In this opinion piece, we attempted to highlight some important limitations in the two-system model of intelligence and proposed a third system, System Zero, to overcome those limitations. Specifically, we discussed the limitations associated with (a) delegation of work, (b) learnability and (c) explainability. We took an engineering view-point of the issue than a behavioural science one and considered how an AGI system could be implemented based on this three-system model of intelligence. However, there is obviously a long journey towards implementing a working AGI system. We would assume our efforts to be successful if our humble opinion would provide food-for-thought for the AI practitioners in this journey towards AGI.

References

  1. D. Kahneman, Thinking, Fast and Slow (Mcmillan, 2012).
  2. Y. Bengio, From system 1 deep learning to system 2 deep learning, (2019).
  3. T. Mikolov, K. Chen, J. Dean, Proc. of International Conference on Learning Representations (2013).
  4. F. K. Dosilovic, M. Brcic, N. Hlupic, 2018 41st International Convention on Information and Communication Technology, Electronics and Microelectronics (MIPRO) (2018).

Notes

  1. For example, static word embedding models such as the ones produced by word2vec (3) represent the meanings of words using lower-dimensional (typically less than 1000 dimensions) vectors. However, the dimensions of these vectors are randomly initialised and it is not possible to associate a particular meaning for individual dimensions. For example, it is not the case that the first dimension represents whether it is a living thing, edible or can run fast etc. Words are projected into some lower-dimensional latent space such that semantically similar words are projected to nearby points. Therefore, the inner-product (alternatively a suitable distance measure) is the only meaningful quantity that we can use to interpret the learnt word embeddings. In this regard, static word embeddings (as well as models learnt by many other deep neural networks) are regarded as distributional representations because it is not the case that there exist individual neurones responsible for a particular prediction made by the learnt model but all the neurones in the entire network (parameters in the learnt model) are collectively responsible. Despite the best on-going efforts in the Explainable AI (4) research, it remains a significant challenge to provide explanations that can be understood by humans to the decisions made by deep neural networks.

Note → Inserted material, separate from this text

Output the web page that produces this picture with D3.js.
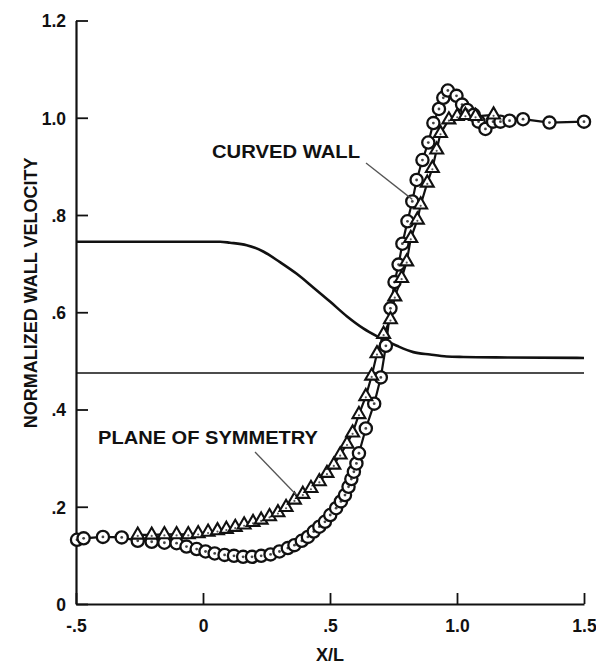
<!DOCTYPE html>
<html>
<head>
<meta charset="utf-8">
<script src="https://cdn.jsdelivr.net/npm/d3@7"></script>
<style>
  html, body { margin: 0; padding: 0; background: #fff; }
  svg { display: block; }
  text { font-family: "Liberation Sans", Arial, Helvetica, sans-serif; font-weight: bold; fill: #111; }
</style>
</head>
<body>
<svg id="chart" width="596" height="667"></svg>
<script>
// Axis ticks and labels
const xTicks = [-0.5, 0, 0.5, 1.0, 1.5];
const xTickLabels = ["-.5", "0", ".5", "1.0", "1.5"];
const yTicks = [0, 0.2, 0.4, 0.6, 0.8, 1.0, 1.2];
const yTickLabels = ["0", ".2", ".4", ".6", ".8", "1.0", "1.2"];

// Curved wall measurements (circles): [X/L, velocity]
const curvedWall = [
  [-0.496,0.132],[-0.470,0.135],[-0.394,0.138],[-0.320,0.137],[-0.257,0.130],[-0.202,0.128],
  [-0.152,0.126],[-0.104,0.125],[-0.065,0.118],[-0.025,0.113],[0.010,0.108],[0.046,0.104],
  [0.085,0.101],[0.122,0.099],[0.158,0.097],[0.193,0.097],[0.229,0.099],[0.266,0.102],
  [0.301,0.108],[0.334,0.115],[0.360,0.121],[0.389,0.130],[0.413,0.138],[0.436,0.149],
  [0.458,0.159],[0.480,0.169],[0.501,0.183],[0.524,0.197],[0.543,0.211],[0.559,0.224],
  [0.573,0.241],[0.584,0.257],[0.594,0.272],[0.604,0.289],[0.614,0.310],[0.641,0.361],
  [0.674,0.412],[0.700,0.466],[0.720,0.531],[0.738,0.608],[0.754,0.662],[0.770,0.698],
  [0.785,0.741],[0.805,0.787],[0.824,0.828],[0.841,0.872],[0.864,0.913],[0.887,0.949],
  [0.907,0.989],[0.929,1.018],[0.946,1.041],[0.964,1.056],[0.998,1.045],[1.020,1.027],
  [1.040,1.016],[1.066,1.006],[1.085,0.992],[1.112,0.977],[1.142,0.992],[1.171,0.992],
  [1.207,0.994],[1.260,0.997],[1.364,0.990],[1.500,0.992]
];

// Plane of symmetry measurements (triangles): [X/L, velocity]
const planeOfSymmetry = [
  [-0.257,0.142],[-0.202,0.142],[-0.152,0.143],[-0.104,0.143],[-0.058,0.143],[-0.019,0.145],
  [0.020,0.148],[0.057,0.151],[0.092,0.154],[0.127,0.158],[0.162,0.163],[0.197,0.168],
  [0.229,0.173],[0.262,0.180],[0.295,0.188],[0.327,0.199],[0.360,0.214],[0.393,0.226],
  [0.425,0.238],[0.458,0.252],[0.488,0.269],[0.515,0.286],[0.540,0.307],[0.567,0.329],
  [0.589,0.352],[0.614,0.390],[0.641,0.427],[0.664,0.469],[0.685,0.515],[0.711,0.555],
  [0.738,0.585],[0.755,0.632],[0.782,0.670],[0.802,0.704],[0.818,0.752],[0.844,0.790],
  [0.857,0.821],[0.883,0.866],[0.903,0.896],[0.920,0.934],[0.935,0.968],[0.968,0.996],
  [1.001,1.003],[1.033,1.005],[1.073,1.003],[1.144,1.006]
];

// Smooth reference curve (upper solid line)
const edgeCurve = [
  [-0.5,0.745],[0.0,0.745],[0.067,0.745],[0.106,0.743],[0.172,0.738],[0.237,0.725],
  [0.303,0.703],[0.369,0.679],[0.434,0.651],[0.5,0.622],[0.566,0.592],[0.631,0.567],
  [0.684,0.551],[0.763,0.531],[0.828,0.518],[0.894,0.513],[0.959,0.509],[1.025,0.508],
  [1.2,0.507],[1.5,0.506]
];

// Constant reference level (thin line)
const baseLevel = [[-0.5,0.475],[1.5,0.475]];

const svg = d3.select("#chart");

const x = d3.scaleLinear().domain([-0.5, 1.5]).range([76, 584]);
const y = d3.scaleLinear().domain([0, 1.2]).range([604, 20.5]);

// Axes with inward ticks
const xAxis = d3.axisBottom(x)
  .tickValues(xTicks)
  .tickFormat((d, i) => xTickLabels[i])
  .tickSizeInner(-11).tickSizeOuter(0).tickPadding(16);
const yAxis = d3.axisLeft(y)
  .tickValues(yTicks)
  .tickFormat((d, i) => yTickLabels[i])
  .tickSizeInner(-12).tickSizeOuter(0).tickPadding(10);

const gx = svg.append("g").attr("transform", `translate(0,${y(0)})`).call(xAxis);
const gy = svg.append("g").attr("transform", `translate(${x(-0.5)},0)`).call(yAxis);

[gx, gy].forEach(g => {
  g.select(".domain").attr("stroke", "#111").attr("stroke-width", 2.2);
  g.selectAll(".tick line").attr("stroke", "#111").attr("stroke-width", 1.8);
  g.selectAll(".tick text")
    .attr("font-family", "'Liberation Sans', Arial, sans-serif")
    .attr("font-weight", "bold").attr("font-size", 17.5).attr("fill", "#111");
});
gx.selectAll(".tick text").attr("dy", "0.71em");
gy.selectAll(".tick text").attr("dy", "0.36em");

// Axis titles
svg.append("text")
  .attr("x", x(0.5)).attr("y", 661)
  .attr("text-anchor", "middle").attr("font-size", 18)
  .text("X/L");
svg.append("text")
  .attr("transform", `translate(37,${y(0.64)}) rotate(-90)`)
  .attr("text-anchor", "middle").attr("font-size", 18)
  .text("NORMALIZED WALL VELOCITY");

// Reference lines
const line = d3.line().x(d => x(d[0])).y(d => y(d[1]));
const smooth = d3.line().x(d => x(d[0])).y(d => y(d[1])).curve(d3.curveMonotoneX);

svg.append("path").datum(baseLevel).attr("d", line)
  .attr("fill", "none").attr("stroke", "#111").attr("stroke-width", 1.6);
svg.append("path").datum(edgeCurve).attr("d", smooth)
  .attr("fill", "none").attr("stroke", "#111").attr("stroke-width", 2.6);

// Connecting lines through the measured points
svg.append("path").datum(curvedWall).attr("d", line)
  .attr("fill", "none").attr("stroke", "#111").attr("stroke-width", 2.2);
svg.append("path").datum(planeOfSymmetry).attr("d", line)
  .attr("fill", "none").attr("stroke", "#111").attr("stroke-width", 2.2);

// Circle markers with centre dot
const circ = svg.append("g").selectAll("g").data(curvedWall).join("g")
  .attr("transform", d => `translate(${x(d[0])},${y(d[1])})`);
circ.append("circle").attr("r", 6.1)
  .attr("fill", "#fff").attr("stroke", "#111").attr("stroke-width", 2.3);
circ.append("circle").attr("r", 1.4).attr("fill", "#444");

// Triangle markers with centre dot
const tri = d3.symbol().type(d3.symbolTriangle).size(72);
const trg = svg.append("g").selectAll("g").data(planeOfSymmetry).join("g")
  .attr("transform", d => `translate(${x(d[0])},${y(d[1])})`);
trg.append("path").attr("d", tri)
  .attr("fill", "#fff").attr("stroke", "#111").attr("stroke-width", 2.1);
trg.append("circle").attr("cy", 1).attr("r", 1.1).attr("fill", "#555");

// Annotations with leader lines
svg.append("text").attr("x", 212).attr("y", 158).attr("font-size", 18)
  .attr("textLength", 148).attr("lengthAdjust", "spacingAndGlyphs")
  .text("CURVED WALL");
svg.append("line")
  .attr("x1", 366).attr("y1", 163).attr("x2", x(0.824)).attr("y2", y(0.828) - 2)
  .attr("stroke", "#555").attr("stroke-width", 1.3);

svg.append("text").attr("x", 98).attr("y", 444).attr("font-size", 17.5)
  .attr("textLength", 220).attr("lengthAdjust", "spacingAndGlyphs")
  .text("PLANE OF SYMMETRY");
svg.append("line")
  .attr("x1", 255).attr("y1", 452).attr("x2", x(0.360) + 2).attr("y2", y(0.214) - 5)
  .attr("stroke", "#555").attr("stroke-width", 1.3);
</script>
</body>
</html>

  2. Independently from our motivations discussed in this article, the presence of a third system that coordinates with the Systems One and Two has been mentioned by Max Tegmark in Life 3.0 for the purpose of building consciousness in AGI agents. Tegmark argues that System One to be acting unconsciously, whereas System Two to be conscious about its actions. However, without a proper working definition of consciousness, it is difficult to argue which system(s) are acting consciously and which are not. Therefore, we deliberately did not touch the topic of consciousness in AGI agents in this article.